C’est le franco-américain George Eddy, spécialiste du basket-ball pour Canal plus et Eurosport qui importe l’expression en France. Il désigne ainsi les derniers instants de la rencontre ou parfois plus largement le dernier quart-temps, instants où chaque passe réussie, chaque panier inscrit peut s’avérer décisif. Si le temps est de l’argent, alors les ultimes minutes sont précieuses, le but étant de passer devant l’équipe adverse de façon définitive, et de récolter ainsi les fruits de ses efforts.

L’expression s’est vite étendue dans le monde sportif au point qu’on la trouve utilisée aussi bien au football, qu’au tennis ou au handball. Au tennis, elle concurrence le « fameux septième jeu » qui voit le joueur prendre un avantage dangereux dans le set en cas de break ; au football, elle aura filé la métaphore avec l’instauration du « but en or » qui voit la partie s’arrêter net lors des prolongations dès qu’un but a été inscrit. Le Money Time, c’est la minute finale, celle qui fait vibrer, la 93e, celle où Zidane met un penalty contre les Anglais à l’Euro 2004 (ce qui pour être tout à fait honnête fut le seul coup d’éclat de cette campagne).

Ce 30 janvier, ce sont les Danois qui ont failli devenir les champions du Money Time. Menés au score de deux ou trois buts pendant les trois-quarts de la partie, ils parviennent à égaliser à 29 partout à la 57e minute, puis à 30 partout à la 59e. Nicola Karabatic s’élance et marque. 31-30. Plus que quelques secondes, un temps mort, une défense un peu rude et voilà le trente-et-unième but danois marqué à une seconde de la fin du temps réglementaire. Thierry Omeyer, le gardien français, évacue sa rage. Pause.

Les prolongations sont survolées par les Bleus. L’or choisit définitivement son camp.

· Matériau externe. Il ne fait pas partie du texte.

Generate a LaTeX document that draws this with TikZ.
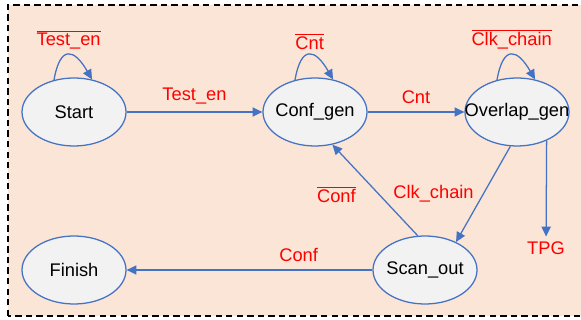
\documentclass[tikz,border=0pt]{standalone}
\usepackage{fontspec}
\setmainfont{Liberation Sans}
\usepackage{amsmath}
\usetikzlibrary{arrows.meta,shapes.geometric}

\definecolor{bgpink}{HTML}{FBE5D6}
\definecolor{stateblue}{HTML}{4472C4}
\definecolor{statefill}{HTML}{F2F2F2}

\begin{document}
\begin{tikzpicture}[
    state/.style={ellipse,draw=stateblue,line width=0.9pt,fill=statefill,
        minimum width=2.6cm,minimum height=1.7cm,inner xsep=-14pt,inner ysep=0pt,
        font=\fontsize{13}{15}\selectfont},
    lab/.style={text=red,font=\fontsize{13}{15}\selectfont},
    arr/.style={-{Triangle[length=7pt,width=6.5pt]},draw=stateblue,line width=0.9pt}
]
    \useasboundingbox (0,0) rectangle (14.525,8);
    \clip (0,0) rectangle (14.525,8);
    \draw[black,line width=1pt,dash pattern=on 4.5pt off 3pt,fill=bgpink]
        (0.2,0.1) rectangle (15,7.875);

    \node[state] (start) at (1.85,5.2) {Start};
    \node[state] (conf) at (7.875,5.2) {Conf\_gen};
    \node[state] (over) at (12.925,5.2) {Overlap\_gen};
    \node[state] (finish) at (1.85,1.25) {Finish};
    \node[state] (scan) at (10.625,1.25) {Scan\_out};
    \node[lab] (tpg) at (13.65,1.8) {TPG};

    % self loops
    \draw[arr] (start.122) to[out=80,in=120,looseness=2.4]
        node[lab,above=0pt] {$\overline{\mbox{Test\_en}}$} (start.61);
    \draw[arr] (conf.122) to[out=80,in=120,looseness=2.4]
        node[lab,above=0pt] {$\overline{\mbox{Cnt}}$} (conf.61);
    \draw[arr] (over.122) to[out=80,in=120,looseness=2.4]
        node[lab,above=0pt] {$\overline{\mbox{Clk\_chain}}$} (over.61);

    % transitions
    \draw[arr] (start) -- node[lab,above=2pt] {Test\_en} (conf);
    \draw[arr] (conf) -- node[lab,above=2pt] {Cnt} (over);
    \draw[arr] (over.259) -- node[lab,left=3pt] {Clk\_chain} (scan.42);
    \draw[arr] (over.316) -- (tpg);
    \draw[arr] (scan.102) -- node[lab,left=10pt,yshift=-3pt] {$\overline{\mbox{Conf}}$} (conf.298);
    \draw[arr] (scan) -- node[lab,pos=0.3,above=2pt] {Conf} (finish);
\end{tikzpicture}
\end{document}
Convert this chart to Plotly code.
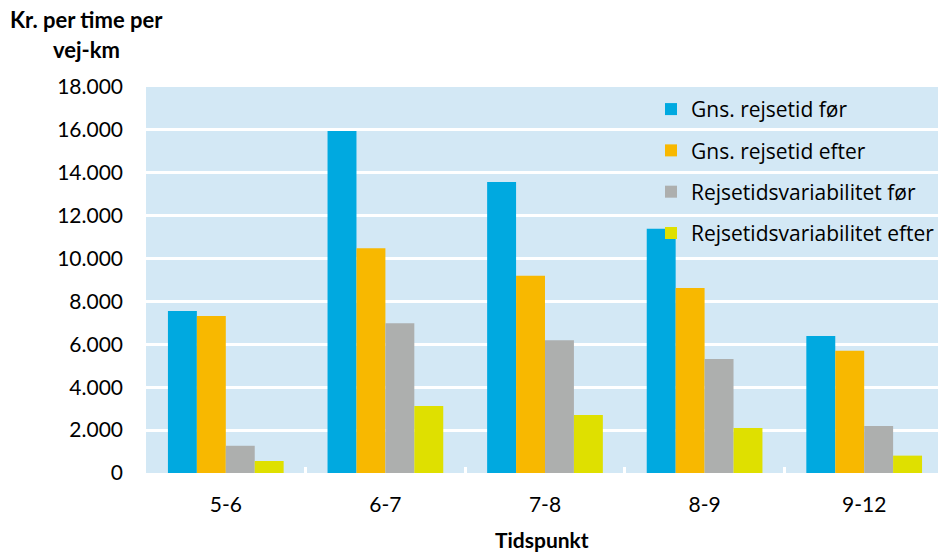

« Nous, on est comme ça, on vient, on gagne et on s’en va. » © Didier Dinart, 2010

Depuis leur nouvelle victoire, les qualificatifs pleuvent. Ces hommes-là ont tout gagné, ils apparaissent sincères et sympathiques, insatiables. La dramaturgie de leurs matches est de plus en plus parfaite. Bien sûr, nous ne leur en aurions pas voulu s’ils avaient exulté dès la 60e minute… Mais toute l’émotion bienheureuse de la victoire était là, pour ces quelques secondes où nous avons douté. Dans le Money Time.